Ormanların yalnızca yüzeyde değil, toprak altında da hayati roller üstlendiğini söyleyen Gümüş, özellikle ağaç köklerinin yer altı suyu ile kurduğu doğal bağın korunması gerektiğini ifade etti. “Ağaçlar sadece yukarıya doğru değil, kökleriyle de aşağıya doğru büyür. Bu kökler yer altı suyunu besler. Ancak ağaçlar öldüğünde kökler çürür ve yer altı suyu ile yüzey arasında bir boşluk oluşur. Bu yapı bozulursa su doğrudan akışa geçer ve zarara neden olur” dedi. Uzmanlara göre orman dokusuna dokunulmaması, sürdürülebilir su yönetimi açısından da kritik bir öneme sahip.

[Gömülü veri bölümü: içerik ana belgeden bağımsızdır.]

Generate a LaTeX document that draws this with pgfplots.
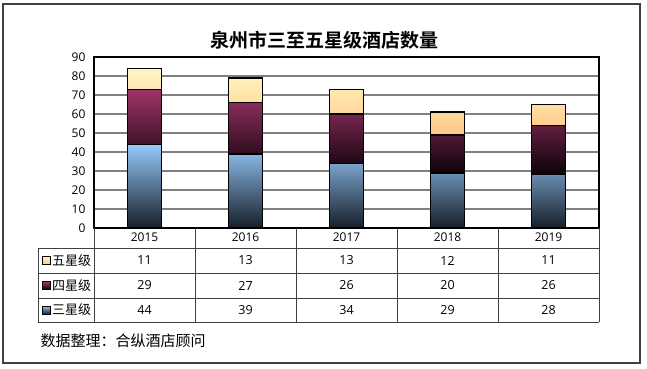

Ormanlar Şehirleşmeden Değil, Tarımsal Yayılmadan Etkileniyor

Prof. Dr. Gümüş’ün altını çizdiği bir diğer önemli konu ise ormanların en büyük tehdidinin şehirleşme değil, tarımsal alanların yayılması olduğuydu. Artan nüfusun daha fazla tarım alanına ihtiyaç duyması, ormanların bilinçsizce yok edilmesine neden oluyor. “Ormanlar azaldıkça, yaşam da sona erer” uyarısında bulunan Gümüş, tarım politikalarının da doğa ile uyumlu hale getirilmesi gerektiğini ifade etti. Orman kaybının sadece çevresel değil, toplumsal ve ekonomik yıkımlara da yol açabileceği unutulmamalı.